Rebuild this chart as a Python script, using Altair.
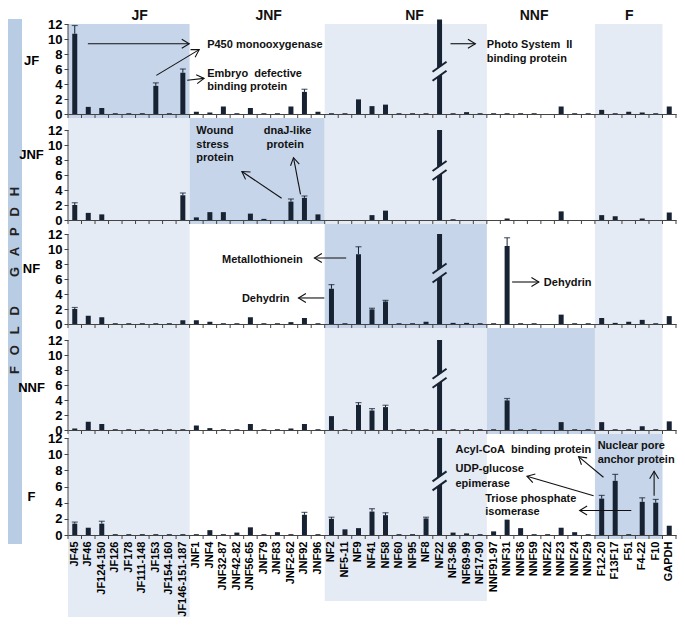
import math
import altair as alt
import pandas as pd

# ---------------- data ----------------
categories = ["JF45", "JF46", "JF124-150", "JF126", "JF178", "JF111-148", "JF153", "JF154-160", "JF146-151-187",
              "JNF1", "JNF4", "JNF32-87", "JNF42-82", "JNF56-65", "JNF79", "JNF83", "JNF2-62", "JNF92", "JNF96",
              "NF2", "NF5-11", "NF9", "NF41", "NF58", "NF60", "NF95", "NF8", "NF22", "NF3-96", "NF69-99", "NF17-90",
              "NNF91-97", "NNF31", "NNF36", "NNF59", "NNF22", "NNF23", "NNF24", "NNF29",
              "F12-20", "F13F17", "F51", "F4-22", "F10", "GAPDH"]

group_names = ["JF", "JNF", "NF", "NNF", "F"]
group_sizes = [9, 10, 12, 8, 5]
group_shaded = [True, False, True, False, True]
header_x = [5.3, 14.85, 25.65, 34.5, 41.55]

row_names = ["JF", "JNF", "NF", "NNF", "F"]

fold_JF = [10.7, 0.95, 0.8, 0.1, 0.1, 0.1, 3.75, 0.1, 5.5,
           0.3, 0.2, 1.0, 0.1, 0.8, 0.1, 0.1, 1.0, 2.95, 0.3,
           0.1, 0.1, 1.95, 1.05, 1.25, 0.1, 0.1, 0.1, 12.6, 0.1, 0.25, 0.1,
           0.1, 0.1, 0.1, 0.1, 0.0, 1.0, 0.1, 0.1,
           0.55, 0.1, 0.3, 0.2, 0.1, 1.0]
fold_JNF = [2.0, 0.95, 0.75, 0.0, 0.0, 0.0, 0.0, 0.0, 3.3,
            0.35, 1.05, 1.05, 0.0, 0.85, 0.15, 0.0, 2.45, 2.95, 0.75,
            0.0, 0.0, 0.0, 0.65, 1.25, 0.0, 0.0, 0.0, 12.0, 0.1, 0.0, 0.0,
            0.0, 0.2, 0.0, 0.0, 0.0, 1.15, 0.0, 0.0,
            0.65, 0.5, 0.0, 0.2, 0.0, 1.0]
fold_NF = [2.0, 1.1, 0.9, 0.1, 0.1, 0.1, 0.1, 0.1, 0.5,
           0.5, 0.3, 0.1, 0.1, 0.9, 0.1, 0.1, 0.25, 0.8, 0.1,
           4.7, 0.1, 9.3, 1.95, 3.0, 0.1, 0.1, 0.3, 12.0, 0.15, 0.15, 0.1,
           0.1, 10.4, 0.1, 0.1, 0.0, 1.25, 0.1, 0.1,
           0.8, 0.15, 0.3, 0.55, 0.1, 1.05]
fold_NNF = [0.2, 1.1, 0.8, 0.1, 0.1, 0.1, 0.1, 0.1, 0.1,
            0.6, 0.25, 0.1, 0.1, 0.8, 0.1, 0.1, 0.2, 0.8, 0.1,
            1.85, 0.1, 3.35, 2.6, 3.05, 0.1, 0.1, 0.1, 12.0, 0.1, 0.1, 0.1,
            0.1, 3.95, 0.1, 0.1, 0.0, 1.05, 0.1, 0.1,
            1.05, 0.1, 0.1, 0.5, 0.1, 1.15]
fold_F = [1.4, 0.9, 1.4, 0.1, 0.1, 0.1, 0.1, 0.1, 0.1,
          0.1, 0.6, 0.1, 0.3, 0.95, 0.1, 0.35, 0.1, 2.5, 0.1,
          2.0, 0.7, 0.85, 2.9, 2.45, 0.1, 0.1, 2.05, 12.0, 0.3, 0.2, 0.1,
          0.45, 1.9, 0.85, 0.1, 0.1, 0.9, 0.35, 0.1,
          4.5, 6.7, 0.1, 4.1, 4.0, 1.15]
fold_values = [fold_JF, fold_JNF, fold_NF, fold_NNF, fold_F]

err_JF = {"JF45": 1.1, "JF153": 0.4, "JF146-151-187": 0.5, "JNF92": 0.35}
err_JNF = {"JF45": 0.3, "JF146-151-187": 0.3, "JNF2-62": 0.35, "JNF92": 0.25}
err_NF = {"JF45": 0.2, "NF2": 0.55, "NF9": 1.0, "NF41": 0.15, "NF58": 0.15, "NNF31": 1.1}
err_NNF = {"NF9": 0.3, "NF41": 0.25, "NF58": 0.25, "NNF31": 0.25}
err_F = {"JF45": 0.2, "JF124-150": 0.3, "JNF92": 0.3, "NF2": 0.2, "NF41": 0.35, "NF58": 0.3,
         "NF8": 0.15, "F12-20": 0.4, "F13F17": 0.8, "F4-22": 0.5, "F10": 0.4}
errors = [err_JF, err_JNF, err_NF, err_NNF, err_F]

break_cat_x = 27.5
break_y = [5.7, 6.6, 6.8, 6.9, 6.7]

notes = [
    (0, 10.3, 9.23, "P450 monooxygenase"),
    (0, 10.3, 5.4, "Embryo  defective"),
    (0, 10.3, 3.56, "binding protein"),
    (0, 31.0, 9.23, "Photo System  II"),
    (0, 31.0, 7.4, "binding protein"),
    (1, 9.5, 11.9, "Wound"),
    (1, 9.5, 10.0, "stress"),
    (1, 9.5, 8.27, "protein"),
    (1, 14.49, 11.9, "dnaJ-like"),
    (1, 14.7, 10.0, "protein"),
    (2, 11.4, 8.53, "Metallothionein"),
    (2, 12.87, 3.33, "Dehydrin"),
    (2, 35.22, 5.47, "Dehydrin"),
    (4, 28.68, 10.55, "Acyl-CoA  binding protein"),
    (4, 39.2, 11.03, "Nuclear pore"),
    (4, 39.2, 9.33, "anchor protein"),
    (4, 28.68, 8.12, "UDP-glucose"),
    (4, 28.68, 6.3, "epimerase"),
    (4, 30.88, 4.48, "Triose phosphate"),
    (4, 30.88, 2.79, "isomerase"),
]
arrows = [
    (0, 1.47, 9.37, 8.97, 9.37),
    (0, 6.54, 5.15, 9.71, 8.58),
    (0, 8.82, 4.49, 10.07, 4.75),
    (0, 28.31, 9.37, 30.15, 9.37),
    (1, 15.81, 2.9, 12.87, 6.46),
    (1, 17.21, 3.43, 16.69, 8.31),
    (2, 20.59, 8.8, 18.24, 8.8),
    (2, 18.97, 3.47, 17.06, 3.47),
    (2, 32.87, 5.6, 34.85, 5.6),
    (4, 39.63, 7.15, 37.79, 9.7),
    (4, 38.9, 4.85, 33.97, 7.27),
    (4, 41.69, 3.03, 37.87, 3.03),
    (4, 43.38, 4.85, 43.38, 7.88),
]
NB = "\u00a0"
side_label = (NB * 3).join("FOLD") + NB * 8 + (NB * 3).join("GAPDH")
side_label_y = 31.5  # in F-panel units (centre of the vertical side label)

# ---------------- layout / style ----------------
FONT = "Liberation Sans"
PLOT_W = 608
STEP = PLOT_W / 45
SCALE = [7.5, 7.5, 7.5, 7.5, 97 / 12]
GAP = [0, 12, 10, 12, 4]
TICK = 4
TITLE_Y = [36, 36, 44, 59, 62]
LABEL_EXT = {"JF": 78, "NF": 62}
DARK = "#c6d5ea"
LIGHT = "#e4ebf5"
STRIP = "#b8cce4"
BAR = "#172233"
AX = "#444444"
TXT = "#111111"

ARROW_PATH = "M-1,-0.6 L0,0 L-1,0.6"
BRK_PATH = "M-0.7,0.05 L0.7,-0.95 M-0.7,0.95 L0.7,-0.05"
GAP_PATH = "M-0.3,-0.2 L0.3,-0.6 L0.3,0.22 L-0.3,0.62 Z"


def panel(k):
    S = SCALE[k]
    h = GAP[k] + 12 * S + TICK
    lo = -TICK / S
    hi = 12 + GAP[k] / S
    ysc = alt.Scale(domain=[lo, hi], nice=False, zero=False)
    yaxis = alt.Axis(values=list(range(0, 13, 2)), domain=False, grid=False, tickSize=4, tickColor=AX,
                     labelPadding=2, labelFontSize=13, labelFontWeight="bold", labelColor="#000000",
                     title=row_names[k], titleAngle=0, titleX=-37, titleY=TITLE_Y[k], titleAlign="center",
                     titleBaseline="middle", titleFontSize=13, titleFontWeight="bold", titleColor="#000000",
                     orient="left", zindex=1)
    xq = alt.Scale(domain=[0, 45], nice=False, zero=False)
    xb = alt.Scale(domain=categories, paddingInner=0, paddingOuter=0)
    xaxis = alt.Axis(orient="bottom", labels=(k == 4), ticks=False, domain=True, domainColor=AX,
                     offset=-TICK, title=None, labelAngle=270, labelFontSize=11, labelFontWeight="bold",
                     labelColor="#000000", labelPadding=6, labelOverlap=False, grid=False, zindex=1)

    def Yf(f):
        return alt.Y(f, type="quantitative", scale=ysc, axis=yaxis)

    def Xq(f):
        return alt.X(f, type="quantitative", scale=xq, axis=None)

    def Xb():
        return alt.X("cat:N", scale=xb, axis=xaxis)

    # ---- background group (quantitative x) ----
    bg_rows = []
    start = 0
    for j, (g, n, sh) in enumerate(zip(group_names, group_sizes, group_shaded)):
        end = start + n
        fill = DARK if j == k else (LIGHT if sh else None)
        if fill:
            ext = LABEL_EXT.get(g, 0) if (k == 4 and j != k) else 0
            bg_rows.append(dict(x0=start, x1=end, ytop=hi, ybot=lo - ext / S, fill=fill))
        start = end
    bg = alt.Chart(pd.DataFrame(bg_rows)).mark_rect().encode(
        x=Xq("x0"), x2="x1", y=Yf("ytop"), y2="ybot", color=alt.Color("fill:N", scale=None))
    strip_df = pd.DataFrame([dict(ytop=hi + (5 / S if k == 0 else 0), ybot=lo - (5 / S if k == 4 else 0))])
    strip = alt.Chart(strip_df).mark_rect(color=STRIP).encode(
        x=alt.value(-60), x2=alt.value(-46), y=Yf("ytop"), y2="ybot")
    yline = alt.Chart(pd.DataFrame([dict(y0=0, y1=12)])).mark_rule(color=AX, strokeWidth=1).encode(
        x=alt.value(0), y=Yf("y0"), y2="y1")
    tick_df = pd.DataFrame(dict(x=list(range(len(categories) + 1)), y0=[0.0] * (len(categories) + 1),
                                y1=[lo] * (len(categories) + 1)))
    xticks = alt.Chart(tick_df).mark_rule(color=AX, strokeWidth=1).encode(x=Xq("x"), y=Yf("y0"), y2="y1")
    bg_group = alt.layer(bg, strip, yline, xticks)

    # ---- bars group (band x) ----
    df = pd.DataFrame(dict(cat=categories, v=fold_values[k], base=[0.0] * len(categories)))
    bars = alt.Chart(df).mark_bar(size=5, color=BAR).encode(x=Xb(), y=Yf("v"), y2="base")
    err_df = pd.DataFrame([dict(cat=c, v=fold_values[k][categories.index(c)],
                                top=fold_values[k][categories.index(c)] + e)
                           for c, e in errors[k].items()])
    err_rule = alt.Chart(err_df).mark_rule(color=BAR, strokeWidth=1).encode(x=Xb(), y=Yf("v"), y2="top")
    err_tick = alt.Chart(err_df).mark_tick(color=BAR, size=6, thickness=1.2).encode(x=Xb(), y=Yf("top"))
    band_group = alt.layer(bars, err_rule, err_tick)

    # ---- annotation group (quantitative x) ----
    gap_fill = DARK if k == 2 else LIGHT
    brk_df = pd.DataFrame([dict(x=break_cat_x, y=break_y[k])])
    ann = [
        alt.Chart(brk_df).mark_point(shape=GAP_PATH, filled=True, color=gap_fill, size=400, opacity=1,
                                     strokeWidth=0).encode(x=Xq("x"), y=Yf("y")),
        alt.Chart(brk_df).mark_point(shape=BRK_PATH, filled=False, color=BAR, size=400, opacity=1,
                                     strokeWidth=2).encode(x=Xq("x"), y=Yf("y")),
    ]
    arr = [a for a in arrows if a[0] == k]
    if arr:
        rows = []
        for _, x1, y1, x2, y2 in arr:
            dxp = (x2 - x1) * STEP
            dyp = -(y2 - y1) * S
            ang = math.degrees(math.atan2(dyp, dxp)) % 360
            rows.append(dict(x1=x1, y1=y1, x2=x2, y2=y2, ang=ang))
        adf = pd.DataFrame(rows)
        ann.append(alt.Chart(adf).mark_rule(color=TXT, strokeWidth=1.1).encode(
            x=Xq("x1"), x2="x2", y=Yf("y1"), y2="y2"))
        ann.append(alt.Chart(adf).mark_point(shape=ARROW_PATH, filled=False, color=TXT, size=220,
                                             strokeWidth=1.1, opacity=1).encode(
            x=Xq("x2"), y=Yf("y2"), angle=alt.Angle("ang:Q", scale=None)))
    nts = [n for n in notes if n[0] == k]
    if nts:
        ndf = pd.DataFrame([dict(x=x, y=y, t=t.replace("  ", NB + NB)) for _, x, y, t in nts])
        ann.append(alt.Chart(ndf).mark_text(align="left", baseline="middle", fontSize=11,
                                            fontWeight="bold", color=TXT).encode(
            x=Xq("x"), y=Yf("y"), text="t:N"))
    if k == 0:
        hdf = pd.DataFrame(dict(x=header_x, y=[12 + 4 / S] * 5, t=group_names))
        ann.append(alt.Chart(hdf).mark_text(align="center", baseline="alphabetic", fontSize=14,
                                            fontWeight="bold", color=TXT).encode(
            x=Xq("x"), y=Yf("y"), text="t:N"))
    if k == 4:
        sdf = pd.DataFrame([dict(y=side_label_y, t=side_label)])
        ann.append(alt.Chart(sdf).mark_text(align="center", baseline="middle", fontSize=13,
                                            fontWeight="bold", color="#222222", angle=270).encode(
            x=alt.value(-53), y=Yf("y"), text="t:N"))
    ann_group = alt.layer(*ann)

    return alt.layer(bg_group, band_group, ann_group).resolve_scale(x="independent").properties(
        width=PLOT_W, height=h)


chart = alt.vconcat(*[panel(k) for k in range(5)], spacing=0, bounds="flush").properties(
    padding=0
).configure_view(stroke=None).configure_axis(labelFont=FONT, titleFont=FONT).configure_text(font=FONT)

chart.save("out.html", embed_options={"renderer": "svg", "actions": False})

▸ **Given instruction**
Go from the first line of the data above to the line containing "import pandas as pd" and retype exactly those lines, both included, but none of the pictures.

▸ **Task solution**
Rebuild this chart as a Python script, using Altair.
import math
import altair as alt
import pandas as pd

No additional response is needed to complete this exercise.